* **DATA EXTRACT**:

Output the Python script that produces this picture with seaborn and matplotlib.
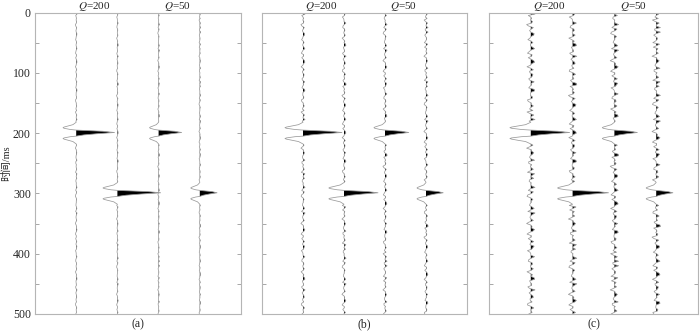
import numpy as np
import pandas as pd
import seaborn as sns
import matplotlib.pyplot as plt

# ---- data ----
# trace positions and events (trace no., time in ms)
trace_pos = [1, 2, 3, 4]
event_trace = [1, 2, 3, 4]
event_time = [200, 300, 200, 300]

# peak / side-lobe amplitudes (trace spacing = 1) for panels a, b, c
peak_a = [0.93, 1.05, 0.56, 0.42]
lobe_a = [0.32, 0.35, 0.22, 0.22]
peak_b = [0.95, 0.83, 0.58, 0.42]
lobe_b = [0.44, 0.37, 0.27, 0.22]
peak_c = [0.93, 0.86, 0.55, 0.40]
lobe_c = [0.50, 0.36, 0.29, 0.24]

# wavelet shape (time offset in ms, positive part, negative side lobes)
wav_dt = [-18, -14, -12, -10, -9, -8, -6, -5, -3, -1, 1, 3, 5, 6, 8, 9, 10, 12, 14, 18]
wav_pos = [0, 0, 0, 0, 0, 0, 0, 0, 0.7, 1.0, 0.55, 0.2, 0, 0, 0, 0, 0, 0, 0, 0]
wav_neg = [0, 0.25, 0.6, 0.92, 1.0, 0.92, 0.45, 0, 0, 0, 0, 0, 0, 0.45, 0.92, 1.0, 0.92, 0.6, 0.25, 0]

# background noise (two interleaved sample sets, one sample every 2.5 ms)
noise_even = [0.1, -0.2, 0.8, 0.0, -0.1, 0.3, -0.6, 0.1, 0.0, 0.5,
              -0.2, 0.1, 1.0, -0.3, 0.0, -0.1, 0.2, -0.8, 0.1, 0.4,
              0.0, -0.2, 0.1, 0.7, -0.1, 0.0, -0.5, 0.2, 0.1, -0.1,
              0.9, 0.0, -0.3, 0.1, 0.2, -0.1, 0.6, -0.7, 0.0, 0.1,
              -0.2, 0.3, 0.0, 1.0, -0.1, 0.1, -0.4, 0.0, 0.2, 0.5,
              -0.9, 0.1, 0.0, -0.1, 0.8, 0.2, -0.2, 0.0, 0.1, -0.6,
              0.4, 0.0, 0.1, -0.2, 0.0, 0.9, -0.1, 0.2, -0.3, 0.1,
              0.0, 0.6, -0.1, -0.7, 0.1, 0.0, 0.3, -0.2, 1.0, 0.0,
              -0.1, 0.2, -0.5, 0.1, 0.0, 0.7, -0.2, 0.1, -0.1, 0.4,
              0.0, -0.8, 0.2, 0.1, 0.9, -0.1, 0.0, -0.3, 0.5, 0.1, -0.2]
noise_odd = [0.2, -0.5, 0.9, -0.1, 0.4, -0.8, 0.1, 0.6, -0.3, -0.9,
             0.7, 0.0, -0.4, 1.0, -0.6, 0.3, -0.2, 0.8, -0.7, 0.1,
             0.5, -1.0, 0.2, 0.4, -0.3, 0.9, -0.5, -0.1, 0.6, -0.8,
             0.3, 0.7, -0.4, 0.0, 1.0, -0.6, 0.2, -0.9, 0.5, 0.1,
             -0.3, 0.8, -0.7, 0.4, -0.2, 0.6, -1.0, 0.3, 0.9, -0.4,
             0.1, -0.6, 0.7, -0.2, 0.5, -0.8, 0.0, 0.9, -0.5, 0.3,
             -0.1, 0.6, -0.9, 0.4, 0.8, -0.3, 0.2, -0.7, 1.0, -0.4,
             0.5, -0.2, 0.3, -0.8, 0.7, 0.1, -0.5, 0.9, -0.6, 0.2,
             0.4, -1.0, 0.6, -0.3, 0.8, 0.0, -0.7, 0.5, -0.1, 0.9,
             -0.4, 0.3, -0.6, 0.7, 0.2, -0.9, 0.6, -0.2, 0.4, -0.5, 0.8]
noise_level = [0.02, 0.05, 0.1]

panel_labels = ["(a)", "(b)", "(c)"]
titles = [r"$Q$=200", r"$Q$=50"]
title_x = [1.45, 3.45]

peaks = [peak_a, peak_b, peak_c]
lobes = [lobe_a, lobe_b, lobe_c]

sns.set_theme(style="ticks")
plt.rcParams['font.family'] = ['Liberation Serif', 'Noto Sans CJK SC', 'DejaVu Sans']
plt.rcParams['mathtext.fontset'] = 'stix'

fig = plt.figure(figsize=(7, 3.31), dpi=100)
rects = [[35/700, 17/331, 206/700, 301.5/331],
         [262/700, 17/331, 205/700, 301.5/331],
         [489/700, 17/331, 209/700, 301.5/331]]

noise_vals = np.ravel(np.column_stack([noise_even, noise_odd]))
noise_t = np.arange(len(noise_vals)) * 2.5

for p in range(3):
    ax = fig.add_axes(rects[p])
    rows = []
    for k in trace_pos:
        t = list(noise_t)
        a = list(np.roll(noise_vals, 47 * k) * noise_level[p])
        for i, tr in enumerate(event_trace):
            if tr != k:
                continue
            t0 = event_time[i]
            keep = [j for j in range(len(t)) if abs(t[j] - t0) > 18]
            t = [t[j] for j in keep]
            a = [a[j] for j in keep]
            for d, pp, nn in zip(wav_dt, wav_pos, wav_neg):
                t.append(t0 + d)
                a.append(peaks[p][i] * pp - lobes[p][i] * nn)
        order = np.argsort(t)
        t = np.array(t)[order]
        a = np.array(a)[order]
        rows.append(pd.DataFrame({"t": t, "x": k + a, "amp": a, "trace": k}))
    df = pd.concat(rows, ignore_index=True)

    sns.lineplot(data=df, x="x", y="t", units="trace", estimator=None, sort=False,
                 orient="y", color="#9a9a9a", lw=0.55, ax=ax)
    for k, g in df.groupby("trace"):
        ax.fill_betweenx(g["t"], k, g["x"], where=g["amp"] > 0, interpolate=True,
                         color="black", lw=0)

    ax.set_xlim(0, 5)
    ax.set_ylim(500, 0)
    ax.set_xticks([])
    ax.set_yticks(range(0, 501, 100))
    ax.set_yticks(range(50, 501, 100), minor=True)
    ax.tick_params(axis='y', which='both', direction='in', left=True, right=True,
                   length=3, color='#999999', width=0.6, labelsize=8.5, pad=3)
    for s in ax.spines.values():
        s.set_color('#b5b5b5')
        s.set_linewidth(0.8)
    if p == 0:
        ax.set_ylabel("时间/ms", fontsize=7.5, labelpad=1)
    else:
        ax.set_yticklabels([])
        ax.set_ylabel("")
    ax.set_xlabel(panel_labels[p], fontsize=8.5, labelpad=3)
    for tx, tt in zip(title_x, titles):
        ax.text(tx, -5, tt, ha='center', va='baseline', fontsize=8)

fig.savefig("out.png", dpi=100)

* **EXERCISE GOAL**: Give again exactly the lines running from the beginning of the material above through the line that contains "event_time = [200, 300, 200, 300]", and leave out every picture.

* **WRITTEN RESPONSE**:
Output the Python script that produces this picture with seaborn and matplotlib.
import numpy as np
import pandas as pd
import seaborn as sns
import matplotlib.pyplot as plt

# ---- data ----
# trace positions and events (trace no., time in ms)
trace_pos = [1, 2, 3, 4]
event_trace = [1, 2, 3, 4]
event_time = [200, 300, 200, 300]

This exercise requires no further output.